The caliphate is another way of saying ISIS.

This doesn't mean Monis had any actual connection to ISIS. In fact, it'd be shocking if he did. Nor does it mean that Monis was a calculating, rational terrorist who could be said to have taken up the ISIS cause, rather than an insane person merely latching on to ISIS rhetoric. It does, however, mean that Monis almost certainly had some political motivations on his mind when he decided to launch the attack that claimed injured four and claimed three peoples's lives — including his own.

This doesn't mean Monis is an ISIS agent or that he's acting on its behalf

sydney flag

The fact that Monis declared his allegiance to Abu Bakr al-Baghdadi's ISIS doesn't mean he's a part of it. "I can't imagine that they expended resources on this, given that this guy was a fruitcake," Gartenstein-Ross said.

What's more, he was clearly on police radar — making him a terrible choice for jihadists' normally savvy recruiters. He had been sentenced to jail for writing horrific letters to the families of killed Australian soldiers, which turned into a high-profile legal case.

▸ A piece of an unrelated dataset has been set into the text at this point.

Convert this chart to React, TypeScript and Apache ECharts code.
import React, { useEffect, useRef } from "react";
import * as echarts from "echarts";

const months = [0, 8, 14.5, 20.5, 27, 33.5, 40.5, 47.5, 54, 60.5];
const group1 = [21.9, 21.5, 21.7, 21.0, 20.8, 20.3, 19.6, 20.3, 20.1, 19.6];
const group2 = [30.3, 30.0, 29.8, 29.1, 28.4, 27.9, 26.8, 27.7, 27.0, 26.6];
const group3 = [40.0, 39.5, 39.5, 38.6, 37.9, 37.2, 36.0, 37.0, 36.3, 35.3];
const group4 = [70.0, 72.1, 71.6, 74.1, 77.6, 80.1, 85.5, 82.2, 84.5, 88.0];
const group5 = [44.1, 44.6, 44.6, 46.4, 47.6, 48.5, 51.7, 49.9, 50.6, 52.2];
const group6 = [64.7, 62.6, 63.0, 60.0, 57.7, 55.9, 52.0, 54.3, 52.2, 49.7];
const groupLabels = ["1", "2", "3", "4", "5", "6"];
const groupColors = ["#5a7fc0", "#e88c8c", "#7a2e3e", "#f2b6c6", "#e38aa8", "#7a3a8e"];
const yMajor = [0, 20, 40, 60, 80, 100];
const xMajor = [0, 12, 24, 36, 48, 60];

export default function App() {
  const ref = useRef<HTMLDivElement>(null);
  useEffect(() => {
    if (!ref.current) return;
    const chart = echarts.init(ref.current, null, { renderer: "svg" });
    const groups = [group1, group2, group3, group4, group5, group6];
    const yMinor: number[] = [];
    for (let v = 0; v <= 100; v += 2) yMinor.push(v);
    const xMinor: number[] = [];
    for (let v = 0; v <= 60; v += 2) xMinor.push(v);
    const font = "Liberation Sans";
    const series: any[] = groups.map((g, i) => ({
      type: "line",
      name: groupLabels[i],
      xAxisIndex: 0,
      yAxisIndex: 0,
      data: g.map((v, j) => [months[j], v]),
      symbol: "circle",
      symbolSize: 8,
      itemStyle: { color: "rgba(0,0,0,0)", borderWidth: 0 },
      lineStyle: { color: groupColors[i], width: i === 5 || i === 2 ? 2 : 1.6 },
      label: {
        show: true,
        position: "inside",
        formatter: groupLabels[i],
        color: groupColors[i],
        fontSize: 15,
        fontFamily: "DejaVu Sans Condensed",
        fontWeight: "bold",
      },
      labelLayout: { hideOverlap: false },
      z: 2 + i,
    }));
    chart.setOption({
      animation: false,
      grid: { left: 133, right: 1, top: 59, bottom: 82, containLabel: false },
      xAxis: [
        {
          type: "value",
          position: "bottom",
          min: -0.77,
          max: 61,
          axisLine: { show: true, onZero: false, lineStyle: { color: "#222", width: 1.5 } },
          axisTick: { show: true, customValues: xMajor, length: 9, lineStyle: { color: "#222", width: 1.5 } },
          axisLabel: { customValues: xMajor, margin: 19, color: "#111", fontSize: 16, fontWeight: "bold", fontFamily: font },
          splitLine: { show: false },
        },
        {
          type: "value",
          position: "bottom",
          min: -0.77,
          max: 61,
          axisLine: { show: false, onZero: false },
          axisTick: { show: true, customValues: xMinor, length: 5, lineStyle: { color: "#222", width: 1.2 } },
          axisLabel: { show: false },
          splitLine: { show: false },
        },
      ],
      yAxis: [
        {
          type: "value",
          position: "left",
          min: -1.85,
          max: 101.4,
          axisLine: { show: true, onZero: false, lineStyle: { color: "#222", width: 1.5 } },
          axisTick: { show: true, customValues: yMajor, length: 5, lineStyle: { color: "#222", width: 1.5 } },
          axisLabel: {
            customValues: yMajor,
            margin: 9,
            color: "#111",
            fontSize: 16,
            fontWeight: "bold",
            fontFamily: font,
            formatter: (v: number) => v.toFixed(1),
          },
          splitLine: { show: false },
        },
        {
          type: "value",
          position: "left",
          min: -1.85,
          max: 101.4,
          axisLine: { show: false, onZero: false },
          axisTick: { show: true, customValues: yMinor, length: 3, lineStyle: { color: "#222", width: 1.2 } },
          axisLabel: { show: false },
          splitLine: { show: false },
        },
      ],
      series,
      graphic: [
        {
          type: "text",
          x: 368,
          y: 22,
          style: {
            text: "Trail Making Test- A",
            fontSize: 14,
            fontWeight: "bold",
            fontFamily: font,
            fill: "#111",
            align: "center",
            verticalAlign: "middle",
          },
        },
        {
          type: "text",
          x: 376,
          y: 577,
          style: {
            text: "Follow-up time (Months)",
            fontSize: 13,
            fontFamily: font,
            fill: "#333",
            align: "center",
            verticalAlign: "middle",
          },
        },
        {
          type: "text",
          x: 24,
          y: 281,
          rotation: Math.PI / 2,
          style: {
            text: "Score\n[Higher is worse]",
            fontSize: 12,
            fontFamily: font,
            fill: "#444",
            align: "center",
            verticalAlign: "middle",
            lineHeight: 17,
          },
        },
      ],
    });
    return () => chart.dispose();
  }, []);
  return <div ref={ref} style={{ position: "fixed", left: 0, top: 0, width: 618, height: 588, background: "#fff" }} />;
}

He had also been charged as an accessory to the murder of his ex-wife and 50 allegations of "indecent and sexual assault." Terrorist leaders, according to Gartenstein-Ross, don't usually recruit people who have drawn that much official attention.

Moreover, it's not clear that ISIS propaganda or social media is the main reason Monis decided to hold up the café. That could have been mental illness. "In terms of the driving force for what radicalized him, that can't be known at this time," Gartenstein-Ross says. "He's an extraordinarily strange individual."

Will McCants, director of the Project on US Relations with the Islamic World at the Brookings Institution, agrees that any connection to ISIS leadership or propaganda outlets is tenuous as of right now. "He sounds like a crazy person who's glommed on to the violent cause du jour," McCants says.

It's not like Monis was a particularly sophisticated ISIS supporter. "He doesn't fit your typical profile of an ISIS fanboy," McCants says. "He wasn't attracted to Salafism [the Islamist strain associated with jihadism], they tend not to be of Iranian background, and they'd get their own flag right." (Monis brought a black flag with Arabic writing to the cafe and asked hostages to hold it up; it was not the ISIS flag.)

"Early on, when I saw the picture of the flag," McCants recalls, "I said 'what kind of ISIS fanboy is this?'"

Monis clearly had some political grievances


So Monis almost certainly wasn't linked to ISIS leadership, and may well have just been a crazy person who draped himself in pro-ISIS rhetoric. But statements are still important, as they leave little doubt that Monis had religious-political grievances in mind when he attacked.

"What he says — multiple times — is that Islam is the religion of peace, and that's why we oppose the terrorism of the United States and Australia," Gartenstein-Ross explains. "In terms of what he claims for inspiration for the attack, it's clearly Islamic State."

That's enough, according to Gartenstein-Ross, to characterize Monis's act as "political-religious terrorism."

That matters because it gives us a fuller picture of Monis's thought process before the attack. Understanding why Monis chose to do this helps us get a better handle on future killings — and how far-away events in the Middle East can motivate violence in the West even without actual influence by ISIS recruiters or propaganda.

We'll learn a lot more about Monis in the coming days and weeks, including about any connections he might have — or not have — to ISIS.